If an 08 is 12k, start looking for a left over 2011 model still on the lot and offer them $14k for it(a no frills 2012 Elantra starts at $16.5k) and see if they bite.
bscar makes a good point. If a dealer wants $12,000 for a 2008 model with 59,000 miles (used cars are at an all-time high) then it does make sense to pay a little more, get a car with new tires, new battery, a warranty, etc. At 59,000, a 2008 Elantra may be due for a timing belt, tires, a battery, etc.
This goes back to an early post I made: How will you use the car? Will it be used around town and your other car be the road car? How many miles will you drive the car a year?
If your use will be moderate, then an older car may make more sense. The gasoline mileage won’t be that important. A used “geezer” car–a Mercury Grand Marquis, a Buick LeSabre, etc.–may be a better purchase, particularly as you stated that funds are limited. You may be able to skip the collision coverage on an older car.

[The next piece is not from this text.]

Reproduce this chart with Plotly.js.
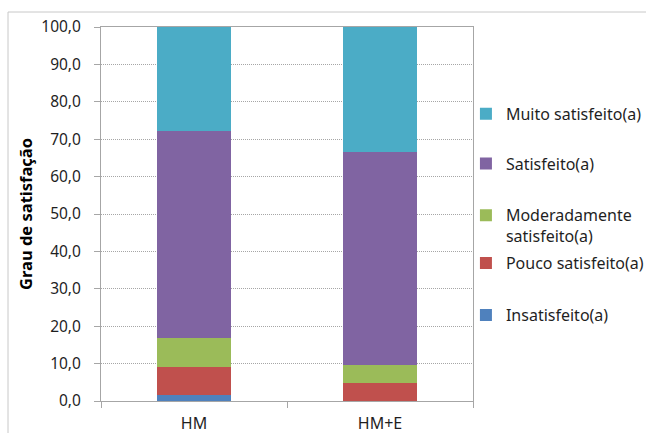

I say this, because when I was growing up, money was tight in our family. This was back in 1954. My mother decided to go back to work, so we needed a second car. My dad first thought of a Chevrolet or Ford as being an economical car to run at that time. However, the Chevrolets or Fords we could afford were shot, and the ones that were good were out of our price range. He finally bought a 1947 DeSoto coupe for $325. It used a little more gasoline than the Ford or Chevrolet, but it never required anything outside of normal maintenance. In super cold weather, it was one of the few cars in our neighborhood that would start. It served our family well–in fact we liked it better than the 1952 Dodge that we had at the time. At any rate, could a well-maintained older car that you could purchase for $6000-7000 serve your needs?